Nascido na Bulgária, Dimiter Gotscheff foi para Berlim Oriental no início dos anos 60 para estudar e acabou se envolvendo com o teatro. Tornou-se aluno e colega de Benno Besson, primeiramente no teatro alemão e depois no Volksbühne am Rosa-Luxemburg-Platz. Sua primeira encenação foi “Die Weiberkomödie” de Heiner Muller, em Nordhausen. Em 1979 Gotscheff deixou a Alemanha Oriental e voltou para a Bulgária. Desde a metade dos anos 80, trabalha em diversos palcos de idioma alemão, de Viena a Hamburgo.
Suas produções podem ser vistas regularmente no Berliner Theatertreffen. Entre elas, A luta do negro e dos cães ,de Bernard-Marie Koltès, Ivanov, de Anton Tschechow (produções do Volksbühne am Rosa-Luxemburg-Platz), assim como Tartufo, de Molière (produção do Festival de Teatro de Salzburg e do Thalia Theaters Hamburg).

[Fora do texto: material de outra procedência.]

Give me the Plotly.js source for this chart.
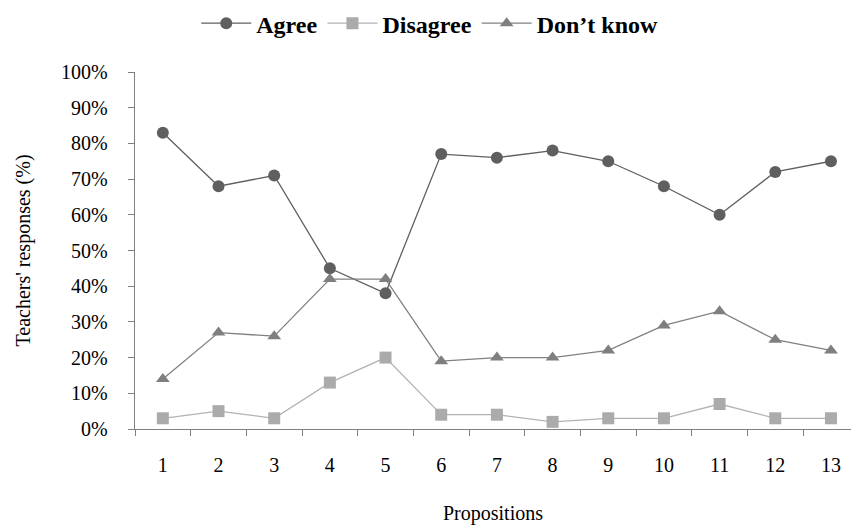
<!DOCTYPE html>
<html><head><meta charset="utf-8">
<script src="https://cdn.plot.ly/plotly-3.0.1.min.js"></script>
<style>html,body{margin:0;padding:0;background:#fff}#c{width:851px;height:526px}</style>
</head><body><div id="c"></div>
<script>
const propositions = ['1','2','3','4','5','6','7','8','9','10','11','12','13'];
const agree = [83, 68, 71, 45, 38, 77, 76, 78, 75, 68, 60, 72, 75];
const disagree = [3, 5, 3, 13, 20, 4, 4, 2, 3, 3, 7, 3, 3];
const dontKnow = [14, 27, 26, 42, 42, 19, 20, 20, 22, 29, 33, 25, 22];
const yTicks = [0,10,20,30,40,50,60,70,80,90,100];
const yTickText = yTicks.map(v => v + '%');

const serif = 'Liberation Serif';
const traces = [
  {x: propositions, y: agree, name: 'Agree', mode: 'lines+markers', type: 'scatter',
   line: {color: '#5f5f5f', width: 1.3}, marker: {symbol: 'circle', size: 12, color: '#5f5f5f'}},
  {x: propositions, y: disagree, name: 'Disagree', mode: 'lines+markers', type: 'scatter',
   line: {color: '#b3b3b3', width: 1.3}, marker: {symbol: 'square', size: 12, color: '#ababab'}},
  {x: propositions, y: dontKnow, name: 'Don’t know', mode: 'lines+markers', type: 'scatter',
   line: {color: '#808080', width: 1.3}, marker: {symbol: 'triangle-up', size: 12, color: '#7f7f7f'}}
];
const layout = {
  width: 851, height: 526,
  margin: {l: 135, r: 0, t: 72, b: 97},
  paper_bgcolor: '#fff', plot_bgcolor: '#fff',
  font: {family: serif, size: 19, color: '#000'},
  showlegend: true,
  legend: {orientation: 'h', x: 0.505, xref: 'container', xanchor: 'center', y: 0.998, yref: 'container', yanchor: 'top',
           font: {family: serif, size: 24, color: '#000', weight: 'bold'}, itemwidth: 50, tracegroupgap: 0},
  xaxis: {type: 'category', range: [-0.5, 12.36], tickson: 'boundaries', ticks: 'outside', ticklen: 6,
          tickcolor: '#808080', showline: true, linecolor: '#808080', linewidth: 1.3, showgrid: false,
          zeroline: false, ticklabelstandoff: 18, tickfont: {family: serif, size: 20},
          title: {text: 'Propositions', font: {family: serif, size: 20}, standoff: 30}},
  yaxis: {range: [0, 100], tickvals: yTicks, ticktext: yTickText, ticks: 'outside', ticklen: 6,
          tickcolor: '#808080', showline: true, linecolor: '#808080', linewidth: 1.3, showgrid: false,
          zeroline: false, ticklabelstandoff: 16, tickfont: {family: serif, size: 20},
          title: {text: 'Teachers\' responses (%)', font: {family: serif, size: 20}, standoff: 25}}
};
Plotly.newPlot('c', traces, layout, {displayModeBar: false, staticPlot: true});
</script></body></html>
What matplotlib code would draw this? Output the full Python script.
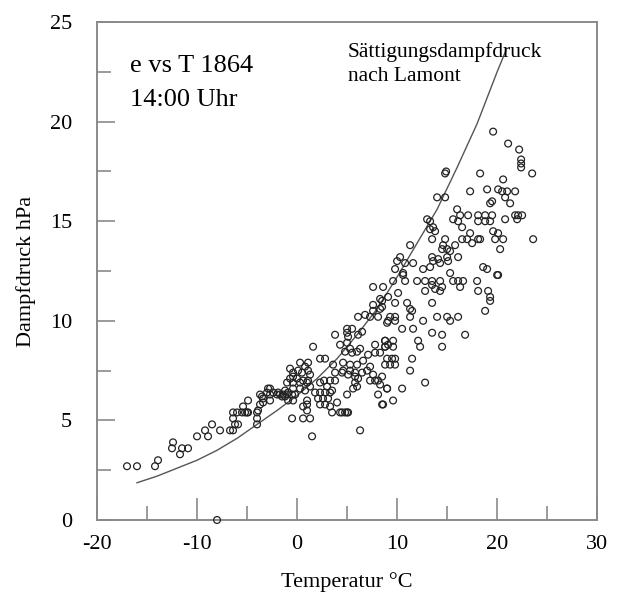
import numpy as np
import matplotlib
matplotlib.use('Agg')
import matplotlib.pyplot as plt
from matplotlib.ticker import MultipleLocator

plt.rcParams['font.family'] = ['Liberation Serif', 'DejaVu Serif']
plt.rcParams['axes.unicode_minus'] = False

# Saettigungsdampfdruck nach Lamont
curve_T = [-16, -14, -12, -10, -8, -6, -4, -2, 0, 2, 4, 6, 8, 10, 12, 14, 16, 18, 20, 20.9]
curve_e = [1.87, 2.2, 2.6, 3.0, 3.5, 4.1, 4.8, 5.5, 6.25, 7.1, 8.1, 9.3, 10.6, 12.2,
           13.9, 15.6, 17.7, 19.9, 22.5, 23.6]

# Messwerte 14:00 Uhr (Temperatur, Dampfdruck)
cold_T = [-17.0, -16.0, -14.2, -13.9, -12.4, -12.5, -11.7, -11.5, -10.9, -10.0, -9.2, -8.9,
          -8.5, -7.7, -6.7, -6.4, -8.0, -6.4, -6.4, -6.2, -5.9, -5.4, -5.2, -4.9, -4.0, -4.0,
          -4.0, -3.9, -3.7, -3.5, -3.4, -4.9, -6.0, -5.5, -5.0]
cold_e = [2.7, 2.7, 2.7, 3.0, 3.9, 3.6, 3.3, 3.6, 3.6, 4.2, 4.5, 4.2,
          4.8, 4.5, 4.5, 4.5, 0.0, 5.1, 5.4, 4.8, 4.8, 5.7, 5.4, 6.0, 4.8, 5.1,
          5.4, 5.5, 5.8, 6.2, 5.9, 5.4, 5.4, 5.4, 5.4]

zero_T = [-2.9, -2.7, -2.0, -1.7, -1.4, -1.0, -0.9, -0.5, -0.4, -3.7, -3.4, -2.7, -2.4, -1.9,
          -1.5, -1.2, -3.0, -2.7, -1.2, -0.9, -0.4, 0.3, 0.8, 1.3, -0.2, -0.7, 0.0, 0.6, 1.1,
          -1.0, -0.4, 0.3, 1.0, 0.3, 1.1, 0.1, -0.4, 0.5, 1.1, 1.3, -0.7, -0.4, 0.8,
          1.0, 1.0, 1.0, 0.6, 1.3, -0.5, 1.5, 0.6]
zero_e = [6.6, 6.3, 6.3, 6.3, 6.3, 6.3, 6.0, 6.3, 6.0, 6.3, 6.1, 6.0, 6.4, 6.4,
          6.2, 6.2, 6.4, 6.6, 6.5, 6.4, 6.6, 6.6, 6.5, 6.7, 6.3, 7.1, 7.1, 7.0, 7.0,
          6.9, 6.9, 6.9, 6.9, 7.9, 7.9, 7.5, 7.4, 7.4, 7.5, 7.3, 7.6, 7.2, 7.7,
          6.0, 5.8, 5.5, 5.1, 5.1, 5.1, 4.2, 5.7]

mild_T = [1.6, 2.3, 1.8, 2.3, 2.8, 3.3, 2.1, 2.6, 3.1, 3.5, 3.0, 2.3, 2.8, 3.3, 4.0, 3.5,
          4.3, 4.8, 5.1, 3.8, 4.5, 5.1, 5.8, 6.5, 4.6, 5.3, 6.0, 4.6, 5.3, 5.8, 5.8, 6.1,
          5.6, 6.0, 7.0, 7.3, 7.6, 7.3, 7.8, 8.1, 8.3, 9.0, 6.6, 7.1, 7.8, 8.3, 8.8, 2.3,
          2.8, 3.6, 5.0, 8.1, 8.6, 6.3, 4.3, 5.0, 5.3, 4.8, 5.5, 6.0, 6.3, 8.8, 9.1, 7.8,
          3.8, 6.1, 6.5, 5.0, 5.5, 5.0, 5.1, 9.0, 6.1, 6.8, 7.3, 8.1, 7.6, 8.3, 7.6, 8.3,
          9.1, 7.6, 8.6, 8.5, 8.5, 3.3, 3.8, 2.7, 4.5, 5.0]
mild_e = [8.7, 6.9, 6.4, 6.4, 6.4, 6.4, 6.1, 6.1, 6.1, 6.5, 6.7, 5.8, 5.8, 5.7, 5.9, 5.4,
          5.4, 5.4, 5.4, 7.4, 7.4, 7.3, 7.4, 7.4, 7.9, 7.8, 7.8, 7.5, 7.5, 7.2, 6.9, 7.1,
          6.6, 6.7, 7.5, 7.7, 7.3, 7.0, 7.0, 7.0, 6.8, 6.6, 8.0, 8.3, 8.4, 8.4, 8.7, 8.1,
          8.1, 7.8, 6.3, 6.3, 5.8, 4.5, 8.8, 8.9, 8.6, 8.45, 8.4, 8.45, 8.6, 9.0, 8.8, 8.8,
          9.3, 9.3, 9.45, 9.6, 9.6, 9.4, 9.2, 9.9, 10.2, 10.3, 10.2, 10.2, 10.8, 10.6, 10.5, 11.1,
          11.2, 11.7, 11.7, 11.0, 10.7, 7.0, 7.0, 7.0, 5.4, 5.4]

warm_T = [10.0, 10.8, 11.6, 12.6, 13.3, 13.6, 14.3, 9.8, 10.6, 9.6, 10.8, 12.0, 12.8, 13.5,
          14.3, 13.5, 13.8, 14.5, 10.1, 12.8, 14.3, 9.8, 11.0, 11.3, 11.5, 13.5, 9.3, 9.8,
          9.1, 9.8, 11.3, 12.6, 10.5, 11.6, 14.0, 15.0, 15.3, 16.1, 13.5, 14.5, 16.8, 14.5,
          8.8, 9.6, 8.8, 9.6, 12.1, 12.3, 9.0, 9.5, 9.8, 8.8, 9.3, 9.8, 11.5, 11.3, 8.5,
          9.0, 10.5, 12.8, 9.6, 8.5, 10.3, 10.6, 11.3]
warm_e = [13.0, 12.9, 12.9, 12.6, 12.7, 13.0, 12.9, 12.6, 12.3, 12.0, 12.0, 12.0, 12.0, 12.0,
          12.0, 11.8, 11.6, 11.7, 11.4, 11.5, 11.5, 10.9, 10.9, 10.6, 10.5, 10.9, 10.2, 10.2,
          10.0, 10.0, 10.2, 10.0, 9.6, 9.6, 10.2, 10.2, 10.0, 10.2, 9.4, 9.3, 9.3, 8.7,
          9.0, 9.0, 8.7, 8.7, 9.0, 8.7, 8.1, 8.1, 8.1, 7.8, 7.8, 7.8, 8.1, 7.5, 7.2,
          6.6, 6.6, 6.9, 6.0, 5.8, 13.2, 12.4, 13.8]

hot_T = [15.3, 15.6, 16.1, 16.6, 18.0, 16.3, 18.6, 19.0, 20.0, 18.1, 19.1, 19.3, 19.3, 18.8,
         14.8, 18.3, 14.0, 14.8, 17.3, 19.0, 20.1, 19.3, 16.0, 16.3, 17.1, 13.0, 13.3, 13.6,
         13.3, 13.8, 15.6, 16.1, 16.5, 18.1, 18.8, 19.5, 18.1, 18.8, 19.3, 13.5, 14.8, 14.6,
         14.5, 15.0, 15.3, 15.8, 16.5, 17.0, 17.3, 17.5, 18.1, 19.6, 20.1, 19.8, 13.5, 14.1,
         15.0, 16.1, 15.1, 19.6, 21.1, 22.2, 22.4, 22.4, 22.4, 23.5, 20.6, 20.5, 21.0, 21.8,
         20.8, 21.3, 19.5, 20.8, 21.8, 22.1, 22.5, 22.0, 23.6, 20.3, 18.3, 20.6, 20.1, 14.9]
hot_e = [12.4, 12.0, 12.0, 12.0, 12.0, 11.7, 12.7, 12.6, 12.3, 11.5, 11.5, 11.2, 11.0, 10.5,
         17.4, 17.4, 16.2, 16.2, 16.5, 16.6, 16.6, 15.9, 15.6, 15.3, 15.3, 15.1, 15.0, 14.7,
         14.6, 14.5, 15.1, 15.0, 14.7, 15.3, 15.3, 15.3, 15.0, 15.0, 15.0, 14.1, 14.1, 13.8,
         13.6, 13.6, 13.5, 13.8, 14.1, 14.1, 14.4, 13.9, 14.1, 14.5, 14.4, 14.1, 13.2, 13.1,
         13.2, 13.2, 13.0, 19.5, 18.9, 18.6, 18.1, 17.9, 17.7, 17.4, 17.1, 16.5, 16.5, 16.5,
         16.2, 15.9, 16.0, 15.1, 15.3, 15.3, 15.3, 15.1, 14.1, 13.6, 14.1, 14.1, 12.3, 17.5]

temp = np.array(cold_T + zero_T + mild_T + warm_T + hot_T)
dampf = np.array(cold_e + zero_e + mild_e + warm_e + hot_e)

fig = plt.figure(figsize=(6.19, 5.97), dpi=100)
ax = fig.add_axes([0.1567, 0.129, 0.808, 0.834])

ax.plot(curve_T, curve_e, color='#555555', lw=1.0)
ax.scatter(temp, dampf, s=24, facecolors='none', edgecolors='#222222', linewidths=0.9,
           clip_on=False, zorder=3)

ax.set_xlim(-20, 30)
ax.set_ylim(0, 25)
ax.xaxis.set_major_locator(MultipleLocator(10))
ax.xaxis.set_minor_locator(MultipleLocator(5))
ax.yaxis.set_major_locator(MultipleLocator(5))
ax.yaxis.set_minor_locator(MultipleLocator(2.5))

for s in ax.spines.values():
    s.set_color('#8a8a8a')
    s.set_linewidth(1.4)
ax.tick_params(which='both', direction='in', color='#8a8a8a', width=1.2, labelsize=16,
               top=False, right=False)
ax.tick_params(axis='x', which='major', length=16, pad=11)
ax.tick_params(axis='x', which='minor', length=10)
ax.tick_params(axis='y', which='major', length=13, pad=18)
ax.tick_params(axis='y', which='minor', length=10)

ax.set_xlabel('Temperatur °C', fontsize=16, labelpad=13)
ax.set_ylabel('Dampfdruck hPa', fontsize=16, labelpad=10)

ax.text(-16.7, 22.8, 'e vs T 1864', fontsize=19, va='center')
ax.text(-16.7, 21.1, '14:00 Uhr', fontsize=19, va='center')
ax.text(5.1, 23.5, 'Sättigungsdampfdruck', fontsize=15.5, va='center')
ax.text(5.1, 22.25, 'nach Lamont', fontsize=15.5, va='center')

fig.savefig('out.png', dpi=100)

Suas peças foram indicadas diversas vezes pela crítica especializada como“Peça teatral do Ano” e com Ivanov obteve o prêmio 3Sat no Theatertreffen 2006. No Deutschen Theater, Dimiter Gotscheff trabalha desde 2006/2007 como diretor permanente.Antes de Os Persas, encenou A morte de um Caixeiro Viajante, de Arthur Miller,. Fragmentos, a partir de textos de Heiner Müller, Histórias da Floresta Vienense, de Ödön von Horváths, e Volpone, de Ben Jonson. A peça Os Persas foi aclamada pela imprensa como um das encenações de excelência do ano pela revista Tagesspiegel.